Family, it is an odd and difficult concept for me. My mother and I are more of a twist on sibling rivalry over the love of my grandparents. My birth father is a mystery that I face every day in the mirror, because I really don't look like my maternal family. My grandparents were my parents to my heart.
We have been watching several apocalyptic style series of late, Lost, Jericho, now Battlestar Galactica. The are all interesting in their own right, bringing up many interesting things to mull over yet none of them make me feel good.
This morning I started culling through a few boxes of video tapes. Lots of shows I used to tape like Northern Exposure, Forever Knight, Olympics, Oscars... and a couple heart stoppers. First I came upon the video tape we made up almost 13 years ago for my inlaw's 40th wedding anniversary. They threw themselves a lovely shindig and a few months before we all went for a marathon slide viewing in order to select out memories to be put onto a video tape. That day is probably my favorite 'good' memory of my husbands family. I remember then, my eyes seeing the thousands of slides that were of such a 'Brady' existence. People recalling birthdays, family, the good side of human experience. I was collecting the stories then, finding out the links and just studying them from the inside out.
This morning I put on the video that we made from that time. We added different sound tracts for the different themes everyone had decided upon. The grandparents, Al, Sheila, Bill, Laurel, Andi, birthday cakes and parties, moving from Wisconsin to California, Al with his camera bag, family friends, graduations. A few spaces in the filming I didn't cue the music and we hear the voices of that day, happy, joking and like everything I cried.
So I'm almost to the bottom of the last box. A tape I had made of my grandmother talking about family history has been MIA and I was so afraid I wouldn't find it. Aloud I spoke, please let me find this tape, and there it was in my hands. The energy worked. I got to watch my grandmother speak from then. Her voice tentative at first and uncomfortable with the holes in her memory. I was grilling her trying to force the stories I knew already to become clear in her minds eye. OK so I was actually just asking questions to stimulate the filmed conversation. But, today it felt that I was pushing too hard. Eventually things did flow, and we had laughter but most of all I got to see my grandma looking at me then, the person she just saw, loved and beheld in kindness. I never finished the project because Grandma was too stressed. Knowing what I do of dementia today I have realized that the gaps in her memory were terribly frightening for her.

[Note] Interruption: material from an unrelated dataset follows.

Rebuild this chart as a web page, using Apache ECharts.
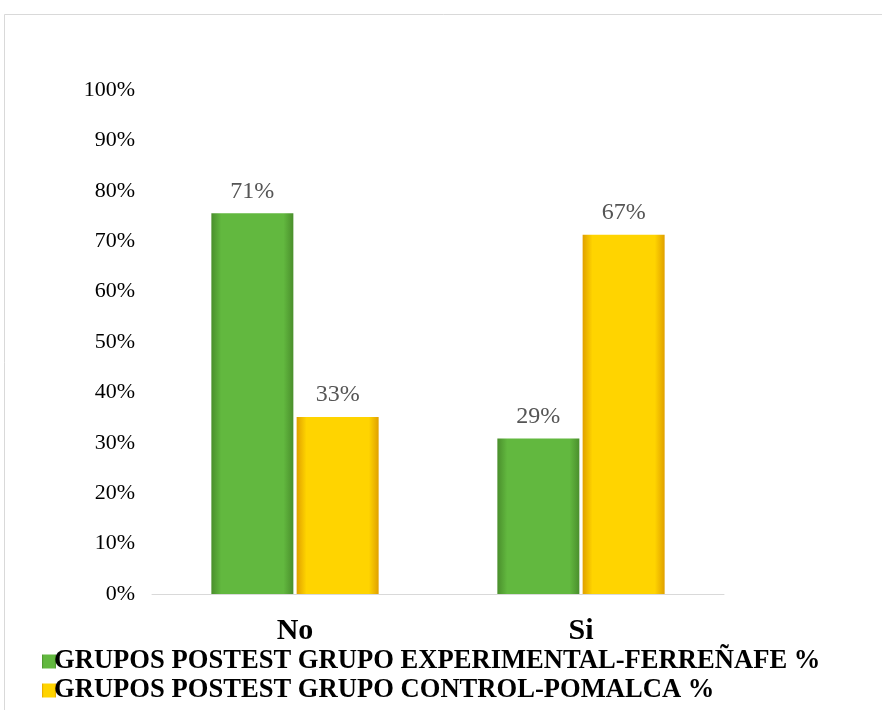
<!DOCTYPE html>
<html>
<head>
<meta charset="utf-8">
<script src="https://cdn.jsdelivr.net/npm/echarts@6/dist/echarts.min.js"></script>
<style>html,body{margin:0;padding:0;background:#fff;}#c{width:882px;height:710px;}</style>
</head>
<body>
<div id="c"></div>
<script>
var categories = ['No', 'Si'];
var seriesNames = ['GRUPOS POSTEST GRUPO EXPERIMENTAL-FERREÑAFE %', 'GRUPOS POSTEST GRUPO CONTROL-POMALCA %'];
var experimental = [71, 29];
var control = [33, 67];
var yTicks = [0, 10, 20, 30, 40, 50, 60, 70, 80, 90, 100];

var FONT = '"Liberation Serif", "Times New Roman", serif';
function hGrad(edge, mid) {
  return new echarts.graphic.LinearGradient(0, 0, 1, 0, [
    {offset: 0, color: edge}, {offset: 0.12, color: mid}, {offset: 0.88, color: mid}, {offset: 1, color: edge}
  ]);
}
var green = hGrad('#4a8f2c', '#62b83f');
var yellow = hGrad('#e0a000', '#ffd400');

var labelStyle = {show: true, position: 'top', distance: 10, fontFamily: FONT, fontSize: 24, color: '#555555', formatter: '{c}%'};

var chart = echarts.init(document.getElementById('c'));
chart.setOption({
  animation: false,
  backgroundColor: '#fff',
  graphic: [{
    type: 'rect', shape: {x: 4.5, y: 14.5, width: 900, height: 720},
    style: {fill: 'none', stroke: '#d9d9d9', lineWidth: 1}
  }],
  grid: {left: 152, right: 158, top: 90, bottom: 116, containLabel: false},
  legend: {
    orient: 'vertical', left: 37, top: 643, itemGap: 2, itemWidth: 14, itemHeight: 14,
    icon: 'rect',
    textStyle: {fontFamily: FONT, fontWeight: 'bold', fontSize: 26.6, color: '#000', padding: [0, 0, 0, -7]},
    data: seriesNames
  },
  xAxis: {
    type: 'category', data: categories,
    axisLine: {lineStyle: {color: '#d9d9d9', width: 1}},
    axisTick: {show: false},
    axisLabel: {fontFamily: FONT, fontWeight: 'bold', fontSize: 30, color: '#000', margin: 22}
  },
  yAxis: [{
    type: 'value', min: 0, max: 100, interval: 10,
    axisLine: {show: false}, axisTick: {show: false}, splitLine: {show: false},
    axisLabel: {fontFamily: FONT, fontSize: 22, color: '#000', margin: 17,
      formatter: function (v) { return yTicks.indexOf(v) >= 0 ? v + '%' : ''; }}
  }, {
    type: 'value', min: 0, max: 94, show: false,
    splitLine: {show: false}
  }],
  series: [{
    name: seriesNames[0], type: 'bar', data: experimental, yAxisIndex: 1,
    barWidth: 82, barGap: '4%',
    itemStyle: {color: green},
    label: labelStyle
  }, {
    name: seriesNames[1], type: 'bar', data: control, yAxisIndex: 1,
    barWidth: 82, barGap: '4%',
    itemStyle: {color: yellow},
    label: labelStyle
  }]
});
</script>
</body>
</html>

She kept yawning for much of the filming, I don't know if humans are similar to canines but that is a stress reflex for dogs. Maybe the yawning stimulates certain physiological pathways to release hormones to respond to the stress.
I cry every single day now. That is impossible considering my mental past LOL. I refused to cry from age 14 - 24. At 17 I was beat and left for dead but I wouldn't cry. In part because it would start my sinus swelling and lead to painful infections. (ROFLOL, oh the lies we create to explain away insanity.) Today I realize it was a control issue by a young animal attempting to survive.. I was wound up so tight, so afraid. Telling myself constructs to push the boundary of what I perceived as safety.
Maslow's hierarchy is so tidy for self examination. I doubt that crying is a requirement for self actualization but I'm very happy to allow myself to feel awash in emotions. Beauty makes me cry. Happy people make me cry. Schmaltz makes me cry. My sinus, well I still get infections but I don't worry about what might be, just when I can instead live within this moment.